▸ WHAT NEEDS TO BE DONE
Return the listing below word for word.

-- Begin RAW DATA --

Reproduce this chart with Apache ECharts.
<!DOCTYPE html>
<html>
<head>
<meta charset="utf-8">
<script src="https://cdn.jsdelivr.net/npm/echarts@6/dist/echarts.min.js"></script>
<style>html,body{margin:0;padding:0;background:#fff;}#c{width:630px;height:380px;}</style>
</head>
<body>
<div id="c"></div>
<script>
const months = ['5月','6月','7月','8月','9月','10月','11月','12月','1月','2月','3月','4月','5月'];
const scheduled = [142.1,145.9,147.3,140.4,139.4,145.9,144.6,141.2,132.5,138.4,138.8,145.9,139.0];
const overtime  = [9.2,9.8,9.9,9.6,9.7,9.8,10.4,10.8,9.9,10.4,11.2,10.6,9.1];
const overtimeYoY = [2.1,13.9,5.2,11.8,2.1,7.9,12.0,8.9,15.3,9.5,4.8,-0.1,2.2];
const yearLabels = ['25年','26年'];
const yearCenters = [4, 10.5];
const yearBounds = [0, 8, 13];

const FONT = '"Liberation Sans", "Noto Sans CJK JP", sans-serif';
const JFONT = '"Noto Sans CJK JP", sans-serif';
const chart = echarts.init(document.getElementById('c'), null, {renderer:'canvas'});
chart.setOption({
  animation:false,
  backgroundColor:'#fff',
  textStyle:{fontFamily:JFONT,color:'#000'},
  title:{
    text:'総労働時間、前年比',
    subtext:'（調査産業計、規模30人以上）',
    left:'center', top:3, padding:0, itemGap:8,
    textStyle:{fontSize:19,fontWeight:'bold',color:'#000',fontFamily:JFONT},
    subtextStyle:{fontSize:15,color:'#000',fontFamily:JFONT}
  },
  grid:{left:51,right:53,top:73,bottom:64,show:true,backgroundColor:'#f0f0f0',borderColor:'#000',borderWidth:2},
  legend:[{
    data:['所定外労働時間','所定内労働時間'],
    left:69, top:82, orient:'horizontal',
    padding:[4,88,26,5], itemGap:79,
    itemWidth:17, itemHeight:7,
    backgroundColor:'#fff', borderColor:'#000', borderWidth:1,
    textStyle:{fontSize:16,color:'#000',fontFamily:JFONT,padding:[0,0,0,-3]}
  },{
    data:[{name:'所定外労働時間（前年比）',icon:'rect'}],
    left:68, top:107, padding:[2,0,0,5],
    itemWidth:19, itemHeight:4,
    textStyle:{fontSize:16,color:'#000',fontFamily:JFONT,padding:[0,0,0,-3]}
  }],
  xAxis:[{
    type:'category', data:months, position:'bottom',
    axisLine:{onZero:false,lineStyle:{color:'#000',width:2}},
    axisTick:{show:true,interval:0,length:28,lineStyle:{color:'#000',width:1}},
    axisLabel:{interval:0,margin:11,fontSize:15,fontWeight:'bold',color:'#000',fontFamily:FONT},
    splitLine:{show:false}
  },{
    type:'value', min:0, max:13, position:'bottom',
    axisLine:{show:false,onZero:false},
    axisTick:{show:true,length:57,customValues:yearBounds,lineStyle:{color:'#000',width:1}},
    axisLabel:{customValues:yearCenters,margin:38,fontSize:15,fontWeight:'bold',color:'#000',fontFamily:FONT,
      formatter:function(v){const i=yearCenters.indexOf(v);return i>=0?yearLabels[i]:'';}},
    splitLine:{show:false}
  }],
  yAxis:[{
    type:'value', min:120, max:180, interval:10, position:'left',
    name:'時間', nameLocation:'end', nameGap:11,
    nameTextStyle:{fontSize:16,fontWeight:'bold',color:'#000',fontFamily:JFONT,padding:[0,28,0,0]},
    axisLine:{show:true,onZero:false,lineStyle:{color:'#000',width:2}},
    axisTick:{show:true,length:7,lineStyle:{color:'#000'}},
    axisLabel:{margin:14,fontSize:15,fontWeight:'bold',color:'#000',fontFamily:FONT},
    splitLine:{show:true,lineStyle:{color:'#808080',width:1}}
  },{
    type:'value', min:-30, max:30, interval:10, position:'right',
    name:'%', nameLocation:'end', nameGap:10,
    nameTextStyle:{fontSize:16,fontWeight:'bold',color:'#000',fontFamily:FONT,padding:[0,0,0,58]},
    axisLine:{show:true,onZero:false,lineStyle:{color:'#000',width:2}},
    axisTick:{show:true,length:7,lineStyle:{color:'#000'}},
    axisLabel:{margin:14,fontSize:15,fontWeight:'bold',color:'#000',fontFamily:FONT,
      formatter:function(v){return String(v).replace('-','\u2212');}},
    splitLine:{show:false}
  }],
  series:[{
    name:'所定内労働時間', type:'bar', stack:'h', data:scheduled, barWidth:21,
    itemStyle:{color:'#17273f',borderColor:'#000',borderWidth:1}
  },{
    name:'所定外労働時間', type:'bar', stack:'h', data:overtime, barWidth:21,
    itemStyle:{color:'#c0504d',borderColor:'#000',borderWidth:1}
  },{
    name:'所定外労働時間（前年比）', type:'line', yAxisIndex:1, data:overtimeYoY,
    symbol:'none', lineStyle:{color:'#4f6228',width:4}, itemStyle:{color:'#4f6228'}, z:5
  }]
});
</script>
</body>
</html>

-- End RAW DATA --

▸ THE RESPONSE
Reproduce this chart with Apache ECharts.
<!DOCTYPE html>
<html>
<head>
<meta charset="utf-8">
<script src="https://cdn.jsdelivr.net/npm/echarts@6/dist/echarts.min.js"></script>
<style>html,body{margin:0;padding:0;background:#fff;}#c{width:630px;height:380px;}</style>
</head>
<body>
<div id="c"></div>
<script>
const months = ['5月','6月','7月','8月','9月','10月','11月','12月','1月','2月','3月','4月','5月'];
const scheduled = [142.1,145.9,147.3,140.4,139.4,145.9,144.6,141.2,132.5,138.4,138.8,145.9,139.0];
const overtime  = [9.2,9.8,9.9,9.6,9.7,9.8,10.4,10.8,9.9,10.4,11.2,10.6,9.1];
const overtimeYoY = [2.1,13.9,5.2,11.8,2.1,7.9,12.0,8.9,15.3,9.5,4.8,-0.1,2.2];
const yearLabels = ['25年','26年'];
const yearCenters = [4, 10.5];
const yearBounds = [0, 8, 13];

const FONT = '"Liberation Sans", "Noto Sans CJK JP", sans-serif';
const JFONT = '"Noto Sans CJK JP", sans-serif';
const chart = echarts.init(document.getElementById('c'), null, {renderer:'canvas'});
chart.setOption({
  animation:false,
  backgroundColor:'#fff',
  textStyle:{fontFamily:JFONT,color:'#000'},
  title:{
    text:'総労働時間、前年比',
    subtext:'（調査産業計、規模30人以上）',
    left:'center', top:3, padding:0, itemGap:8,
    textStyle:{fontSize:19,fontWeight:'bold',color:'#000',fontFamily:JFONT},
    subtextStyle:{fontSize:15,color:'#000',fontFamily:JFONT}
  },
  grid:{left:51,right:53,top:73,bottom:64,show:true,backgroundColor:'#f0f0f0',borderColor:'#000',borderWidth:2},
  legend:[{
    data:['所定外労働時間','所定内労働時間'],
    left:69, top:82, orient:'horizontal',
    padding:[4,88,26,5], itemGap:79,
    itemWidth:17, itemHeight:7,
    backgroundColor:'#fff', borderColor:'#000', borderWidth:1,
    textStyle:{fontSize:16,color:'#000',fontFamily:JFONT,padding:[0,0,0,-3]}
  },{
    data:[{name:'所定外労働時間（前年比）',icon:'rect'}],
    left:68, top:107, padding:[2,0,0,5],
    itemWidth:19, itemHeight:4,
    textStyle:{fontSize:16,color:'#000',fontFamily:JFONT,padding:[0,0,0,-3]}
  }],
  xAxis:[{
    type:'category', data:months, position:'bottom',
    axisLine:{onZero:false,lineStyle:{color:'#000',width:2}},
    axisTick:{show:true,interval:0,length:28,lineStyle:{color:'#000',width:1}},
    axisLabel:{interval:0,margin:11,fontSize:15,fontWeight:'bold',color:'#000',fontFamily:FONT},
    splitLine:{show:false}
  },{
    type:'value', min:0, max:13, position:'bottom',
    axisLine:{show:false,onZero:false},
    axisTick:{show:true,length:57,customValues:yearBounds,lineStyle:{color:'#000',width:1}},
    axisLabel:{customValues:yearCenters,margin:38,fontSize:15,fontWeight:'bold',color:'#000',fontFamily:FONT,
      formatter:function(v){const i=yearCenters.indexOf(v);return i>=0?yearLabels[i]:'';}},
    splitLine:{show:false}
  }],
  yAxis:[{
    type:'value', min:120, max:180, interval:10, position:'left',
    name:'時間', nameLocation:'end', nameGap:11,
    nameTextStyle:{fontSize:16,fontWeight:'bold',color:'#000',fontFamily:JFONT,padding:[0,28,0,0]},
    axisLine:{show:true,onZero:false,lineStyle:{color:'#000',width:2}},
    axisTick:{show:true,length:7,lineStyle:{color:'#000'}},
    axisLabel:{margin:14,fontSize:15,fontWeight:'bold',color:'#000',fontFamily:FONT},
    splitLine:{show:true,lineStyle:{color:'#808080',width:1}}
  },{
    type:'value', min:-30, max:30, interval:10, position:'right',
    name:'%', nameLocation:'end', nameGap:10,
    nameTextStyle:{fontSize:16,fontWeight:'bold',color:'#000',fontFamily:FONT,padding:[0,0,0,58]},
    axisLine:{show:true,onZero:false,lineStyle:{color:'#000',width:2}},
    axisTick:{show:true,length:7,lineStyle:{color:'#000'}},
    axisLabel:{margin:14,fontSize:15,fontWeight:'bold',color:'#000',fontFamily:FONT,
      formatter:function(v){return String(v).replace('-','\u2212');}},
    splitLine:{show:false}
  }],
  series:[{
    name:'所定内労働時間', type:'bar', stack:'h', data:scheduled, barWidth:21,
    itemStyle:{color:'#17273f',borderColor:'#000',borderWidth:1}
  },{
    name:'所定外労働時間', type:'bar', stack:'h', data:overtime, barWidth:21,
    itemStyle:{color:'#c0504d',borderColor:'#000',borderWidth:1}
  },{
    name:'所定外労働時間（前年比）', type:'line', yAxisIndex:1, data:overtimeYoY,
    symbol:'none', lineStyle:{color:'#4f6228',width:4}, itemStyle:{color:'#4f6228'}, z:5
  }]
});
</script>
</body>
</html>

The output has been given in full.